Visitors Guide To Staying Safe At The Grand National
The Grand National is one of the biggest sporting events on the calendar, and with a big event comes a big crowd. Aintree Racecourse can provide an excellent day out for horse racing fans and those who just want to enjoy the spectacle of the day, but to make sure you get the best experience in Liverpool, keeping safe needs to be made a priority.
With around 70,000 people visiting the course on Grand National Day, some coming from far and wide, while others are local enough to walk to the course, it is a very busy day in the area. Whether it’s your first National or you’re a seasoned veteran of the day, here’s our handy visitor’s guide to staying safe at the Grand National.

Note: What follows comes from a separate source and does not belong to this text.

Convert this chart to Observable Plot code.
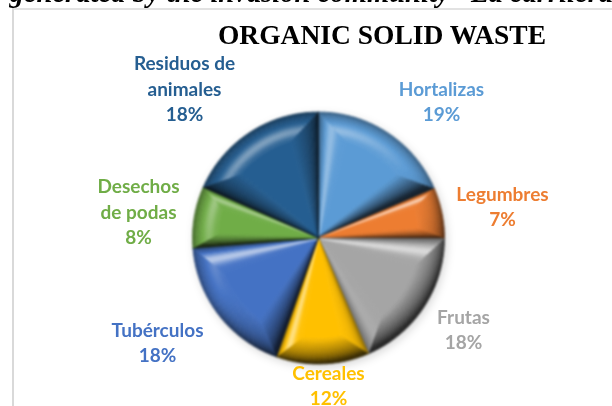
<!DOCTYPE html>
<html><head><meta charset="utf-8">
<script src="https://cdn.jsdelivr.net/npm/d3@7"></script>
<script src="https://cdn.jsdelivr.net/npm/@observablehq/plot@0.6"></script>
<style>
html,body{margin:0;padding:0;background:#fff}
svg{display:block}
.pie{filter:blur(.8px) drop-shadow(2px 3px 4px rgba(0,0,0,.16))}
.soft{filter:blur(.35px)}
</style></head><body>
<script>
// DATA (clockwise from 12 o'clock)
const categories = ["Hortalizas","Legumbres","Frutas","Cereales","Tubérculos","Desechos\nde podas","Residuos de\nanimales"];
const values = [18.6,6.5,18.4,11.9,18.3,7.9,18.4];
const percentLabels = ["19%","7%","18%","12%","18%","8%","18%"];
const colors = ["#5b9bd5","#ed7d31","#a5a5a5","#ffc000","#4472c4","#70ad47","#255e91"];
const headerText = "generated by the invasion community\u201D La carrilera";
const titleText = "ORGANIC SOLID WASTE";

// LAYOUT
const W = 612, H = 406, cx = 318, cy = 237.5, R = 126;
const labelX = [441,502,463,328,157,138,184];
const labelY = [100,205,328,384,341,210,87];

// Bevelled slices built from the values
const total = d3.sum(values);
const light = [-0.5,-0.866];
const pt = (r,a,o=[cx,cy]) => [o[0]+r*Math.sin(a), o[1]-r*Math.cos(a)];
const mix = (c,t,target) => {const p=d3.rgb(c),q=d3.rgb(target);return d3.rgb(p.r+(q.r-p.r)*t,p.g+(q.g-p.g)*t,p.b+(q.b-p.b)*t).formatHex();};
const shade = (c,s) => s>=0 ? mix(c,Math.min(s,.85),"#fff") : mix(c,Math.min(-s,.8),"#000");
const stripsN = 10, facets = [];
let acc = 0, id = 0;
values.forEach((v,i)=>{
  const a0 = acc/total*2*Math.PI; acc += v;
  const a1 = acc/total*2*Math.PI, span=a1-a0, mid=(a0+a1)/2;
  const d = Math.min(0.27, span*0.24);
  const apex = pt(Math.min(6,span*10),mid);
  const n = Math.max(3,Math.ceil(span/0.05));
  const outer=[[cx,cy]], inner=[apex];
  for(let k=0;k<=n;k++){
    const u=k/n;
    outer.push(pt(R,a0+span*u));
    inner.push(pt(R*0.8,a0+d+(span-2*d)*u));
  }
  outer.push([cx,cy]); inner.push(apex);
  // flat face
  facets.push(...inner.map(p=>({x:p[0],y:p[1],id,c:colors[i]}))); id++;
  for(let s=0;s<outer.length-1;s++){
    const isSide = s===0||s===outer.length-2;
    let nx,ny;
    if(s===0){nx=-Math.cos(a0);ny=-Math.sin(a0);}
    else if(s===outer.length-2){nx=Math.cos(a1);ny=Math.sin(a1);}
    else {const am=a0+span*(s-0.5)/n;nx=Math.sin(am);ny=-Math.cos(am);}
    const L = nx*light[0]+ny*light[1];
    for(let t=0;t<stripsN;t++){
      const t0=t/stripsN,t1=(t+1)/stripsN,tm=(t0+t1)/2;
      const lerp=(a,b,q)=>[a[0]+(b[0]-a[0])*q,a[1]+(b[1]-a[1])*q];
      const poly=[lerp(outer[s],inner[s],t0),lerp(outer[s+1],inner[s+1],t0),lerp(outer[s+1],inner[s+1],t1),lerp(outer[s],inner[s],t1)];
      const rim=-0.42*Math.pow(1-tm,4);
      let sv;
      if(L>0){
        const peak = isSide?0.5:0.66;
        const gain = isSide?0.72:0.42;
        sv = L*gain*Math.exp(-Math.pow((tm-peak)/.2,2)) + rim;
      } else {
        sv = L*(isSide?0.78:0.6)*Math.pow(1-tm,.85) + rim;
      }
      const fill=shade(colors[i],sv);
      poly.forEach(p=>facets.push({x:p[0],y:p[1],id,c:fill}));
      id++;
    }
  }
});

const labels = categories.map((c,i)=>({t:c+"\n"+percentLabels[i],x:labelX[i],y:labelY[i],c:colors[i]}));
const font = "Lato, 'Open Sans', sans-serif";
const chart = Plot.plot({
  width:W,height:H,margin:0,
  style:{background:"#fff",overflow:"hidden"},
  x:{domain:[0,W],range:[0,W],axis:null},
  y:{domain:[0,H],range:[0,H],axis:null},
  color:{type:"identity"},
  marks:[
    Plot.ruleY([8.5],{x1:12,x2:W,stroke:"#d9d9d9",strokeWidth:1.5}),
    Plot.ruleX([12.5],{y1:8,y2:H,stroke:"#d9d9d9",strokeWidth:2}),
    Plot.line(facets,{x:"x",y:"y",z:"id",fill:"c",stroke:"c",strokeWidth:.7,curve:"linear",className:"pie"}),
    Plot.text([headerText],{x:()=>9,y:()=>1,text:d=>d,textAnchor:"start",lineAnchor:"bottom",fontFamily:"'Liberation Serif',serif",fontStyle:"italic",fontWeight:700,fontSize:28.6,fill:"#000",className:"soft"}),
    Plot.text([titleText],{x:()=>381.5,y:()=>43,text:d=>d,lineAnchor:"bottom",fontFamily:"'Liberation Serif',serif",fontWeight:700,fontSize:27.5,fill:"#000",className:"soft"}),
    Plot.text(labels,{x:"x",y:"y",text:"t",fill:"c",fontFamily:font,fontWeight:700,fontSize:19,lineHeight:1.34,lineAnchor:"middle",className:"soft"})
  ]
});
document.body.appendChild(chart);
</script>
</body></html>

Plan Travel, Arrive Early and Allow Time for Delays and Cancellations
With so many people arriving via a wide range of methods, it is vital that you plan your travel. For some, travel by train is required, due to the distance they are travelling, while others, more local, may opt for buses, Merseyrail, taxis, or even walking to and from the course.
However you are going to arrive, expect it to be busy, and of course, this becomes even more important if you have a journey involving multiple legs of public transport. This is an event with a start time and a time when the gates open, so many people will be aiming to get to the course at roughly the same time, which only adds to the congestion. However expereince tells us that there is always a flow of crowds right up until 2.30pm , which is well into the races taking place.
The hope is that there are no cancellations on Grand National day, but these things do happen from time to time, so make sure you are prepared for them. Don’t leave it until the last possible train or bus up to the course, there will be plenty to do when you are there, so you don’t need to get there at the last minute.
A variety of additional buses and Merseyrail trains will be in operation during the busy periods, so there is going to be help for everyone who wants to get to the course.
The same applies coming back, a lot of people leave after the Grand National, and this is when the transport kicks into place to get back into Liverpool, so if it’s then or after the final race of the day, help will be on hand.
There will be large crowds in Liverpool city centre train stations therefore a tip is to move right down along the platform to enter the train – it is always busy directly at the entrance point to the platforms.
There are road closures directly outside the racecourse theefore you must bare this in min if driving. There are lots of car park websites that will enable you to book public and private spaces, however these will be expensive.
Look After Your Cash
In a world where card payments are becoming more and more frequent, cash is still a vital part of the day at Aintree because bookmakers take cash from punters for their bets, that said, more and more we are seeing independent bookmakers accept card payments, however their minimum bet is higher than in cash. The likelihood is that you will take a mixture of cash and card for your day, as bars, restaurants and other areas of the course will take card, while you will need cash for bets.
But given it is strange for some people to have cash now, you need to make sure you are extra careful with it. When paying for bets, collecting winnings or buying food and drink, make sure you keep your money safe.
At the races, people generally carry money in multiple pockets, so it is easily accessible, and if you are putting winnings back in your pocket, you want to keep hold of them. This could be having cash drop out of your pocket, or worse, you could be targeted by pickpockets on course, something that would completely ruin your day.
Don’t allow that to happen to you. Instead, look after your money, put it away safely, and, if possible, use a pocket that is not easily accessible, such as one with a zip or an inside pocket if you are wearing a jacket. For many people, carrying cash will be a rarity, so make sure you look after it and don’t give anyone the opportunity to ruin your day.
Make a Budget for the Day
Following on from cash, another critical aspect of keeping safe on Grand National day is to make sure you end things with money to get home. Make sure you have a budget for the day, as you will be out for a very long time, betting and drinking, and you need to make sure you have money for any plans you have after the races, as well as to get home.
For some people, this means keeping money to one side, perhaps in a wallet or purse or in another pocket, enough to get you home at the end of the day, so you know you don’t have to worry about that. However you do it, make sure you’ve got a plan in place, think about the amount of food and drink you will need to buy, how much your bets will cost, and make sure you know the cost of transport home.
Get this right, and you can spend what you like throughout the day without the worry of having to keep some back for your ride home or, worse, leaving yourself with no money to get home at the end of the day.
Stick to Main Transport Links and Roads
The final aspect of keeping safe at the Grand National is a couple of rules that should always be in place when you are getting home from a night or afternoon out. Make sure you stick to the main transport links, so use buses, Merseyrail or licensed taxis to get away from the racecourse after you have finished, and use those or trains if you are going further afield than Liverpool. Do not use an unmarked taxi or accept a lift from anyone you don’t know.
If you are walking for part of the way home, or are walking between transport, for example, from one station to a bus stop or between train stations, then make sure you take direct, main routes. Do not try and find a shortcut, walk down unlit roads or back alleys, regardless of whether you know where you are going or not.
Stay where you can see others, there will be a big crowd out, all looking to get home safely, and going off on your own could potentially put you in danger.